Aim =>
Transcribe the listing in full, excluding any pictures.

Data =>
■ ■ ■ ■ ■ ■ ■

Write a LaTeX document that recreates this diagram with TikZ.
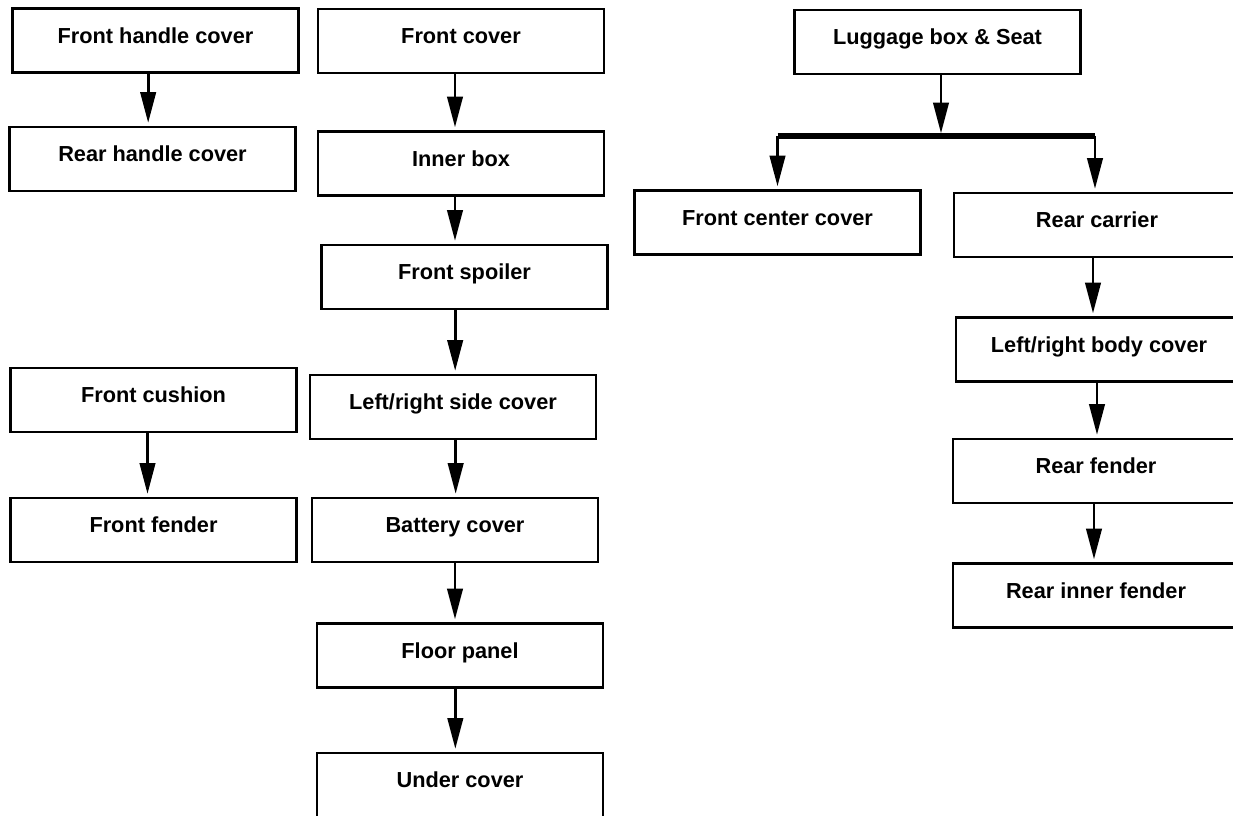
\documentclass[tikz,border=0pt]{standalone}
\usepackage{fontspec}
\setmainfont{Liberation Sans}
\usepackage{tikz}
\usetikzlibrary{arrows.meta}

\begin{document}
\begin{tikzpicture}[x=0.75pt, y=-0.75pt,
    part/.style={draw, line width=2.2pt, fill=white, minimum width=214.5pt,
      minimum height=48pt, inner sep=0pt, text height=12pt, text depth=8pt,
      font=\fontsize{16.3}{19}\selectfont\bfseries},
    arr/.style={line width=2.2pt, -{Triangle[length=23pt, width=11.5pt]}, shorten >=2pt},
    bar/.style={line width=3.8pt}]
  \useasboundingbox (0,0) rectangle (1233,816);
  \clip (0,0) rectangle (1233,816);
  % --- left column ---------------------------------------------------
  \node[part] (fhc)  at (155.5, 40.5) {Front handle cover};
  \node[part] (rhc)  at (152.5, 159)  {Rear handle cover};
  \node[part] (cush) at (153.5, 400)  {Front cushion};
  \node[part] (ffen) at (153.5, 530)  {Front fender};
  % --- middle column -------------------------------------------------
  \node[part] (fcov)  at (461, 41)    {Front cover};
  \node[part] (ibox)  at (461, 163.5) {Inner box};
  \node[part] (fspo)  at (464.5, 277) {Front spoiler};
  \node[part] (lrsc)  at (453, 407)   {Left/right side cover};
  \node[part] (bat)   at (455, 530)   {Battery cover};
  \node[part] (floor) at (460, 655.5) {Floor panel};
  \node[part] (under) at (460, 785)   {Under cover};
  % --- right column --------------------------------------------------
  \node[part] (lug)  at (937.5, 42)   {Luggage box \& Seat};
  \node[part] (fcc)  at (777.5, 222.5) {Front center cover};
  \node[part] (rc)   at (1097, 225)   {Rear carrier};
  \node[part] (lrbc) at (1099, 349.5) {Left/right body cover};
  \node[part] (rf)   at (1096, 471)   {Rear fender};
  \node[part] (rif)  at (1096, 595.5) {Rear inner fender};
  % --- connectors ----------------------------------------------------
  \draw[arr] ([xshift=-5.5pt]fhc.south)  -- ([xshift=-5.5pt]fhc.south |- rhc.north);
  \draw[arr] ([xshift=-4.5pt]cush.south) -- ([xshift=-4.5pt]cush.south |- ffen.north);
  \draw[arr] ([xshift=-4.5pt]fcov.south) -- ([xshift=-4.5pt]fcov.south |- ibox.north);
  \draw[arr] ([xshift=-4.5pt]ibox.south) -- ([xshift=-4.5pt]ibox.south |- fspo.north);
  \draw[arr] ([xshift=-7pt]fspo.south) -- ([xshift=-7pt]fspo.south |- lrsc.north);
  \draw[arr] ([xshift=2pt]lrsc.south) -- ([xshift=2pt]lrsc.south |- bat.north);
  \draw[arr] (bat.south)  -- (bat.south |- floor.north);
  \draw[arr] ([xshift=-3.5pt]floor.south) -- ([xshift=-3.5pt]floor.south |- under.north);
  \draw[arr] ([xshift=-3pt]rc.south)   -- ([xshift=-3pt]rc.south |- lrbc.north);
  \draw[arr] ([xshift=-1.5pt]lrbc.south) -- ([xshift=-1.5pt]lrbc.south |- rf.north);
  \draw[arr] ([xshift=-1.5pt]rf.south)   -- ([xshift=-1.5pt]rf.south |- rif.north);
  % split below the luggage box
  \coordinate (split) at (941, 136);
  \draw[arr] (split |- lug.south) -- (split);
  \draw[bar] (fcc.north |- split) -- ([xshift=-1.5pt]rc.north |- split);
  \draw[arr] (fcc.north |- split) -- (fcc.north);
  \draw[arr] ([xshift=-1.5pt]rc.north |- split) -- ([xshift=-1.5pt]rc.north);
\end{tikzpicture}
\end{document}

■ ■ ■ ■ ■ ■ ■

Response =>
Write a LaTeX document that recreates this diagram with TikZ.
\documentclass[tikz,border=0pt]{standalone}
\usepackage{fontspec}
\setmainfont{Liberation Sans}
\usepackage{tikz}
\usetikzlibrary{arrows.meta}

\begin{document}
\begin{tikzpicture}[x=0.75pt, y=-0.75pt,
    part/.style={draw, line width=2.2pt, fill=white, minimum width=214.5pt,
      minimum height=48pt, inner sep=0pt, text height=12pt, text depth=8pt,
      font=\fontsize{16.3}{19}\selectfont\bfseries},
    arr/.style={line width=2.2pt, -{Triangle[length=23pt, width=11.5pt]}, shorten >=2pt},
    bar/.style={line width=3.8pt}]
  \useasboundingbox (0,0) rectangle (1233,816);
  \clip (0,0) rectangle (1233,816);
  % --- left column ---------------------------------------------------
  \node[part] (fhc)  at (155.5, 40.5) {Front handle cover};
  \node[part] (rhc)  at (152.5, 159)  {Rear handle cover};
  \node[part] (cush) at (153.5, 400)  {Front cushion};
  \node[part] (ffen) at (153.5, 530)  {Front fender};
  % --- middle column -------------------------------------------------
  \node[part] (fcov)  at (461, 41)    {Front cover};
  \node[part] (ibox)  at (461, 163.5) {Inner box};
  \node[part] (fspo)  at (464.5, 277) {Front spoiler};
  \node[part] (lrsc)  at (453, 407)   {Left/right side cover};
  \node[part] (bat)   at (455, 530)   {Battery cover};
  \node[part] (floor) at (460, 655.5) {Floor panel};
  \node[part] (under) at (460, 785)   {Under cover};
  % --- right column --------------------------------------------------
  \node[part] (lug)  at (937.5, 42)   {Luggage box \& Seat};
  \node[part] (fcc)  at (777.5, 222.5) {Front center cover};
  \node[part] (rc)   at (1097, 225)   {Rear carrier};
  \node[part] (lrbc) at (1099, 349.5) {Left/right body cover};
  \node[part] (rf)   at (1096, 471)   {Rear fender};
  \node[part] (rif)  at (1096, 595.5) {Rear inner fender};
  % --- connectors ----------------------------------------------------
  \draw[arr] ([xshift=-5.5pt]fhc.south)  -- ([xshift=-5.5pt]fhc.south |- rhc.north);
  \draw[arr] ([xshift=-4.5pt]cush.south) -- ([xshift=-4.5pt]cush.south |- ffen.north);
  \draw[arr] ([xshift=-4.5pt]fcov.south) -- ([xshift=-4.5pt]fcov.south |- ibox.north);
  \draw[arr] ([xshift=-4.5pt]ibox.south) -- ([xshift=-4.5pt]ibox.south |- fspo.north);
  \draw[arr] ([xshift=-7pt]fspo.south) -- ([xshift=-7pt]fspo.south |- lrsc.north);
  \draw[arr] ([xshift=2pt]lrsc.south) -- ([xshift=2pt]lrsc.south |- bat.north);
  \draw[arr] (bat.south)  -- (bat.south |- floor.north);
  \draw[arr] ([xshift=-3.5pt]floor.south) -- ([xshift=-3.5pt]floor.south |- under.north);
  \draw[arr] ([xshift=-3pt]rc.south)   -- ([xshift=-3pt]rc.south |- lrbc.north);
  \draw[arr] ([xshift=-1.5pt]lrbc.south) -- ([xshift=-1.5pt]lrbc.south |- rf.north);
  \draw[arr] ([xshift=-1.5pt]rf.south)   -- ([xshift=-1.5pt]rf.south |- rif.north);
  % split below the luggage box
  \coordinate (split) at (941, 136);
  \draw[arr] (split |- lug.south) -- (split);
  \draw[bar] (fcc.north |- split) -- ([xshift=-1.5pt]rc.north |- split);
  \draw[arr] (fcc.north |- split) -- (fcc.north);
  \draw[arr] ([xshift=-1.5pt]rc.north |- split) -- ([xshift=-1.5pt]rc.north);
\end{tikzpicture}
\end{document}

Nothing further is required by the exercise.